Lecture 8.1 Geologic time

Introduction

  • James Hutton, in the 18th century, recognized the vastness of Earth’s history and the concept of geological time.

  • The 19th century saw demonstrations of multiple episodes of geological processes, establishing the need for significant time spans in mountain building and erosion.

  • Objectives:

    • Explain the principle of uniformitarianism and its contrast with catastrophism.

    • Differentiate numerical and relative dating.

    • Apply principles of relative dating to establish sequences of geologic events.

    • Define fossils, conditions favoring their preservation, and various fossil types.

Comprehending Geological Time

  • Our short lives limit our understanding of geological time scales.

  • Example comparisons:

    • 1 inch represents 1 year; 6 feet represents a human lifetime.

    • 1.6 miles represents all recorded human history.

    • 72,600 miles represents the age of Earth.

  • Understanding geological time involves recognizing its immense duration and the challenges it poses to human comprehension.

Methods of Measuring Geologic Time

  • Sedimentary Accumulation:

    • Attempts to estimate Earth’s age based on the accumulation of sediment over time proved unreliable due to various complications.

  • Catastrophism (Early Doctrine):

    • Belief that Earth's formations were primarily the result of sudden, violent events, rather than gradual processes over time.

Uniformitarianism

  • Proposed by Hutton, this principle asserts that:

    • The same processes shaping the Earth today have operated throughout its history.

    • "The present is the key to the past."

  • Acceptance of uniformitarianism implies:

    • Geological processes are slow and occur over immense timescales (examples include the formation of the Grand Canyon).

The Geological Time Scale

  • Relative Dating:

    • Establishes sequence of events without assigning specific ages; e.g., "You are older than your sister."

  • Numerical (Absolute) Dating:

    • Calculates the actual age of geological materials (e.g., "I am 15, and my sister is 11.").

Fossils as Time Indicators

  • Definition of Fossils:

    • Remains or traces of ancient organisms preserved in rocks.

    • Types of fossils include:

      • Actual remains (bones, shells)

      • Impressions (of soft body parts)

      • Casts and molds

      • Body parts mineralized

      • Behavioral evidence (footprints, burrows)

  • Fossils are critical for correlating rocks of similar ages from varying locations.

Using Fossils to Determine Ages of Rocks

  • Fossils show specific ranges in geological time where organisms existed.

  • Each organism has defined periods of appearance and extinction, which help determine rock ages.
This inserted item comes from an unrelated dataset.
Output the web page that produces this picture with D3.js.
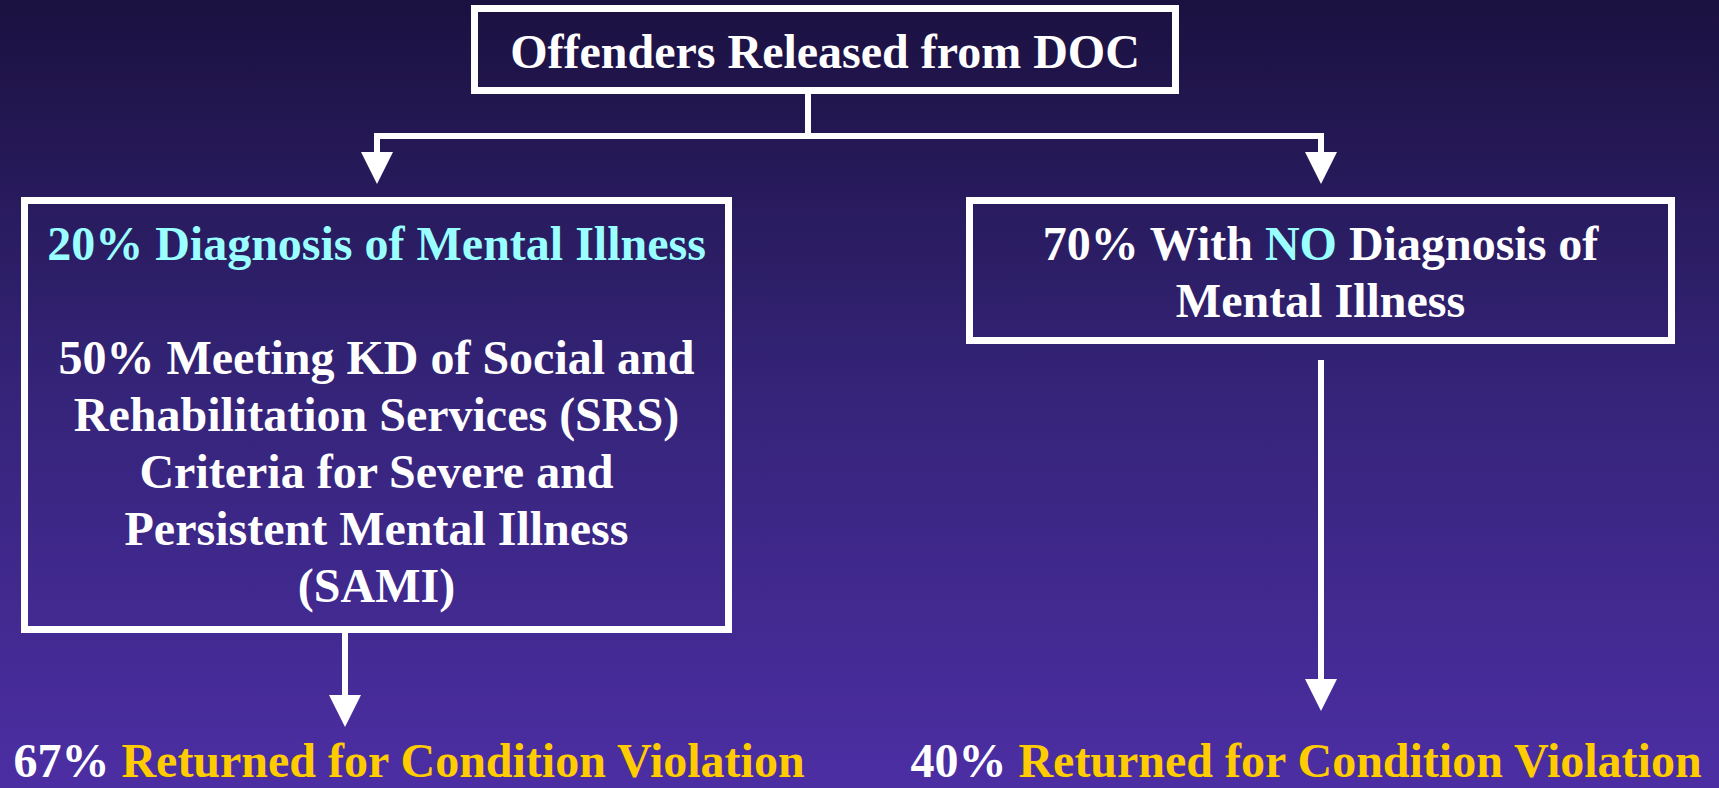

  • Example analysis of sedimentary rocks may include:

    • Identifying overlapping ranges of fossils (e.g., pink stratum with both terrestrial and marine fossils).
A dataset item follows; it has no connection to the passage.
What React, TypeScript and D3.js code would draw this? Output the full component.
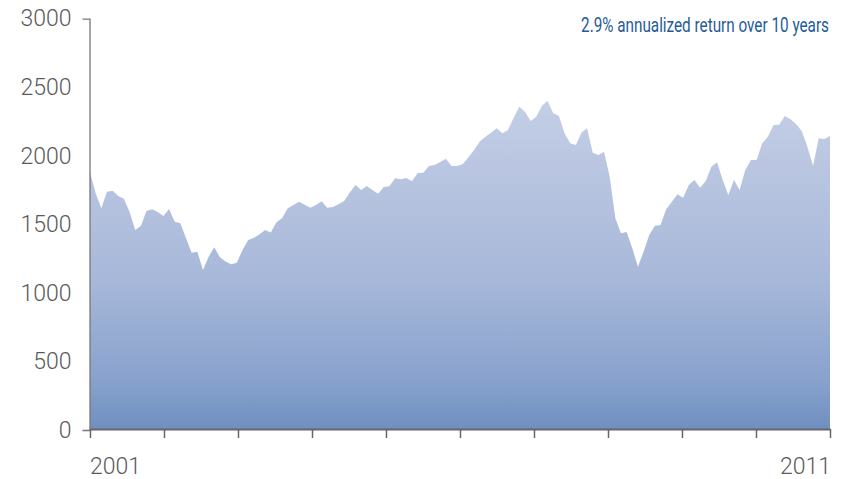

  • Key organisms may help constrain the age (e.g., a dinosaur’s extinction may provide a minimum age).

Case Studies in Fossil Ranges

  • Fossil analysis helps bracket ages of rock units.

  • Examples:

    • Pink rock unit: overlapping fossils (e.g., dinosaur, sycamore leaf) indicate a specific geological timeframe.

    • Blue rock unit: trilobites and ferns show different evolutionary timelines, allowing age bracketing.

  • Conclusion:

    • The overlaps in fossil ranges provide tools for establishing the geological time scale.

Wrap-Up

  • Understanding the geological time scale combines knowledge of relative and absolute dating and fossil correlation.

  • The evolution of life and geological processes highlights the immense timescales involved in Earth’s history.